◆ **WHAT YOU WILL DO**
Word for word, quote all of the material, omitting the pictures.

◆ **SOURCE DATA**
============
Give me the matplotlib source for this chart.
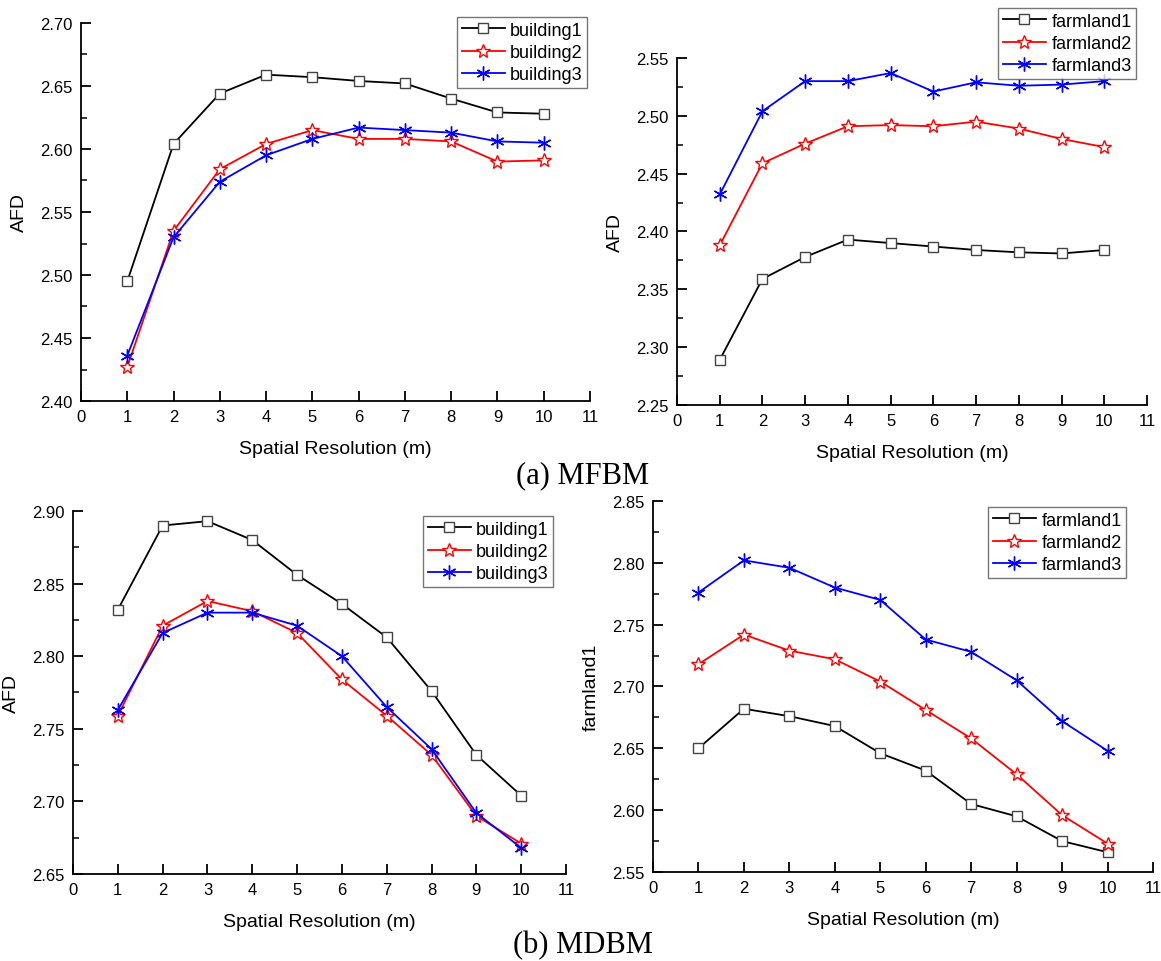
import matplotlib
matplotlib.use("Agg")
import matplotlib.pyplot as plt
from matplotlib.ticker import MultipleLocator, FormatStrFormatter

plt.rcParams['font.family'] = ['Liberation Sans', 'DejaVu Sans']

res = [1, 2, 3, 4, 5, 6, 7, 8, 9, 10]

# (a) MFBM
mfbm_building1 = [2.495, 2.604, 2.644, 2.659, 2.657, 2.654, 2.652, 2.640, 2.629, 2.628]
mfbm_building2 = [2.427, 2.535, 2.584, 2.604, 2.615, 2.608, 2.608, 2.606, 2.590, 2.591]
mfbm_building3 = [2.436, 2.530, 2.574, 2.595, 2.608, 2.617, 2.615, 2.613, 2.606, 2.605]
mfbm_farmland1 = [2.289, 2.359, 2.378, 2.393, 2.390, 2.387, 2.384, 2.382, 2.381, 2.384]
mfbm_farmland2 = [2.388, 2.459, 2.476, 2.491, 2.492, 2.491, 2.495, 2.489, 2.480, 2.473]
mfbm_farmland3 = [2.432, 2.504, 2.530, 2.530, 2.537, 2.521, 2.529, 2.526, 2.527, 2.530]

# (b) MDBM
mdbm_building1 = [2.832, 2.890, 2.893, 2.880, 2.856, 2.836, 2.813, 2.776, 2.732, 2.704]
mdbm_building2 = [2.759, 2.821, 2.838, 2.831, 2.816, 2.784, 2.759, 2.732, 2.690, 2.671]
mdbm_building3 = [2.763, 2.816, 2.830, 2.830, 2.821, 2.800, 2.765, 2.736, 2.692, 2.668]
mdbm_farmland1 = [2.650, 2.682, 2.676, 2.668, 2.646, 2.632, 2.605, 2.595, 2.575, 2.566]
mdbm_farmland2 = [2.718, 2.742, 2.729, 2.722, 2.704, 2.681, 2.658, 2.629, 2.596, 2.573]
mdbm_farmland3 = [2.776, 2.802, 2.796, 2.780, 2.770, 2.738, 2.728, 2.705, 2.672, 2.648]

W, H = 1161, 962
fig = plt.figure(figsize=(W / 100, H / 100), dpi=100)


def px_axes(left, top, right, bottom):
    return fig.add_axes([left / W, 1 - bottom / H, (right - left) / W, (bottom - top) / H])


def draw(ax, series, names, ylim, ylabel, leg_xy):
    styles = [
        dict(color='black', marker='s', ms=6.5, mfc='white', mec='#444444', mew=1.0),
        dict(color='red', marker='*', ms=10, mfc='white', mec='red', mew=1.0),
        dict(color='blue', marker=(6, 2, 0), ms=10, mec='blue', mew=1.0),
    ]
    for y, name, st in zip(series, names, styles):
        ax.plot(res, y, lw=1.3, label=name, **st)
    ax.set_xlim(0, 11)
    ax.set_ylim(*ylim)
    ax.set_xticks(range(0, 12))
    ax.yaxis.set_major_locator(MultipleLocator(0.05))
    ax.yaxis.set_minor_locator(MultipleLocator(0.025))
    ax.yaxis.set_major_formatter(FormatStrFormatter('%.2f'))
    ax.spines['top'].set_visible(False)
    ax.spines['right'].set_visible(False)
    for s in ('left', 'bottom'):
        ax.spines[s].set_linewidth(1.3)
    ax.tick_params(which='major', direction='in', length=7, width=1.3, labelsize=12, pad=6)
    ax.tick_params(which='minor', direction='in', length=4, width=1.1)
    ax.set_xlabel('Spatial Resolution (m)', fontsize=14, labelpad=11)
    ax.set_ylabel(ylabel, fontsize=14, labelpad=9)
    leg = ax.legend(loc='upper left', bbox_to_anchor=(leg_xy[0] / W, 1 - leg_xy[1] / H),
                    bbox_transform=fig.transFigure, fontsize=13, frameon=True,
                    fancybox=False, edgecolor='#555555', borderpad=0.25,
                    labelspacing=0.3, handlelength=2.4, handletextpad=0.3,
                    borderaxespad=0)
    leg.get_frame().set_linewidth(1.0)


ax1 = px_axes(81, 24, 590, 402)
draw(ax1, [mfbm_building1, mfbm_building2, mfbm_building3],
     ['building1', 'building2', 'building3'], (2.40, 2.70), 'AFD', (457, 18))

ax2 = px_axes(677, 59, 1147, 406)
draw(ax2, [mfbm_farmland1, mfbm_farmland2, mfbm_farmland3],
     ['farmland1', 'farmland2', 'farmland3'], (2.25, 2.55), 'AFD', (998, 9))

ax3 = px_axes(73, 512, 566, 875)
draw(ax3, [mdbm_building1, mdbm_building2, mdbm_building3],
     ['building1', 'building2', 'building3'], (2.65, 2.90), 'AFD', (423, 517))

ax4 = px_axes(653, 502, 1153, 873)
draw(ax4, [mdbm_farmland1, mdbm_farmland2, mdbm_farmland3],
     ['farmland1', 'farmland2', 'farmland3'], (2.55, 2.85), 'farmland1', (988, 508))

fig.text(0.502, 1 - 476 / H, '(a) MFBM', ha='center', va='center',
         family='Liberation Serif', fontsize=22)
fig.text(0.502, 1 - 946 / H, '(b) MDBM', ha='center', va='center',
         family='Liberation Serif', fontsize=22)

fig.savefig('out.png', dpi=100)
============
◆ **FINAL RESULT**
Give me the matplotlib source for this chart.
import matplotlib
matplotlib.use("Agg")
import matplotlib.pyplot as plt
from matplotlib.ticker import MultipleLocator, FormatStrFormatter

plt.rcParams['font.family'] = ['Liberation Sans', 'DejaVu Sans']

res = [1, 2, 3, 4, 5, 6, 7, 8, 9, 10]

# (a) MFBM
mfbm_building1 = [2.495, 2.604, 2.644, 2.659, 2.657, 2.654, 2.652, 2.640, 2.629, 2.628]
mfbm_building2 = [2.427, 2.535, 2.584, 2.604, 2.615, 2.608, 2.608, 2.606, 2.590, 2.591]
mfbm_building3 = [2.436, 2.530, 2.574, 2.595, 2.608, 2.617, 2.615, 2.613, 2.606, 2.605]
mfbm_farmland1 = [2.289, 2.359, 2.378, 2.393, 2.390, 2.387, 2.384, 2.382, 2.381, 2.384]
mfbm_farmland2 = [2.388, 2.459, 2.476, 2.491, 2.492, 2.491, 2.495, 2.489, 2.480, 2.473]
mfbm_farmland3 = [2.432, 2.504, 2.530, 2.530, 2.537, 2.521, 2.529, 2.526, 2.527, 2.530]

# (b) MDBM
mdbm_building1 = [2.832, 2.890, 2.893, 2.880, 2.856, 2.836, 2.813, 2.776, 2.732, 2.704]
mdbm_building2 = [2.759, 2.821, 2.838, 2.831, 2.816, 2.784, 2.759, 2.732, 2.690, 2.671]
mdbm_building3 = [2.763, 2.816, 2.830, 2.830, 2.821, 2.800, 2.765, 2.736, 2.692, 2.668]
mdbm_farmland1 = [2.650, 2.682, 2.676, 2.668, 2.646, 2.632, 2.605, 2.595, 2.575, 2.566]
mdbm_farmland2 = [2.718, 2.742, 2.729, 2.722, 2.704, 2.681, 2.658, 2.629, 2.596, 2.573]
mdbm_farmland3 = [2.776, 2.802, 2.796, 2.780, 2.770, 2.738, 2.728, 2.705, 2.672, 2.648]

W, H = 1161, 962
fig = plt.figure(figsize=(W / 100, H / 100), dpi=100)


def px_axes(left, top, right, bottom):
    return fig.add_axes([left / W, 1 - bottom / H, (right - left) / W, (bottom - top) / H])


def draw(ax, series, names, ylim, ylabel, leg_xy):
    styles = [
        dict(color='black', marker='s', ms=6.5, mfc='white', mec='#444444', mew=1.0),
        dict(color='red', marker='*', ms=10, mfc='white', mec='red', mew=1.0),
        dict(color='blue', marker=(6, 2, 0), ms=10, mec='blue', mew=1.0),
    ]
    for y, name, st in zip(series, names, styles):
        ax.plot(res, y, lw=1.3, label=name, **st)
    ax.set_xlim(0, 11)
    ax.set_ylim(*ylim)
    ax.set_xticks(range(0, 12))
    ax.yaxis.set_major_locator(MultipleLocator(0.05))
    ax.yaxis.set_minor_locator(MultipleLocator(0.025))
    ax.yaxis.set_major_formatter(FormatStrFormatter('%.2f'))
    ax.spines['top'].set_visible(False)
    ax.spines['right'].set_visible(False)
    for s in ('left', 'bottom'):
        ax.spines[s].set_linewidth(1.3)
    ax.tick_params(which='major', direction='in', length=7, width=1.3, labelsize=12, pad=6)
    ax.tick_params(which='minor', direction='in', length=4, width=1.1)
    ax.set_xlabel('Spatial Resolution (m)', fontsize=14, labelpad=11)
    ax.set_ylabel(ylabel, fontsize=14, labelpad=9)
    leg = ax.legend(loc='upper left', bbox_to_anchor=(leg_xy[0] / W, 1 - leg_xy[1] / H),
                    bbox_transform=fig.transFigure, fontsize=13, frameon=True,
                    fancybox=False, edgecolor='#555555', borderpad=0.25,
                    labelspacing=0.3, handlelength=2.4, handletextpad=0.3,
                    borderaxespad=0)
    leg.get_frame().set_linewidth(1.0)


ax1 = px_axes(81, 24, 590, 402)
draw(ax1, [mfbm_building1, mfbm_building2, mfbm_building3],
     ['building1', 'building2', 'building3'], (2.40, 2.70), 'AFD', (457, 18))

ax2 = px_axes(677, 59, 1147, 406)
draw(ax2, [mfbm_farmland1, mfbm_farmland2, mfbm_farmland3],
     ['farmland1', 'farmland2', 'farmland3'], (2.25, 2.55), 'AFD', (998, 9))

ax3 = px_axes(73, 512, 566, 875)
draw(ax3, [mdbm_building1, mdbm_building2, mdbm_building3],
     ['building1', 'building2', 'building3'], (2.65, 2.90), 'AFD', (423, 517))

ax4 = px_axes(653, 502, 1153, 873)
draw(ax4, [mdbm_farmland1, mdbm_farmland2, mdbm_farmland3],
     ['farmland1', 'farmland2', 'farmland3'], (2.55, 2.85), 'farmland1', (988, 508))

fig.text(0.502, 1 - 476 / H, '(a) MFBM', ha='center', va='center',
         family='Liberation Serif', fontsize=22)
fig.text(0.502, 1 - 946 / H, '(b) MDBM', ha='center', va='center',
         family='Liberation Serif', fontsize=22)

fig.savefig('out.png', dpi=100)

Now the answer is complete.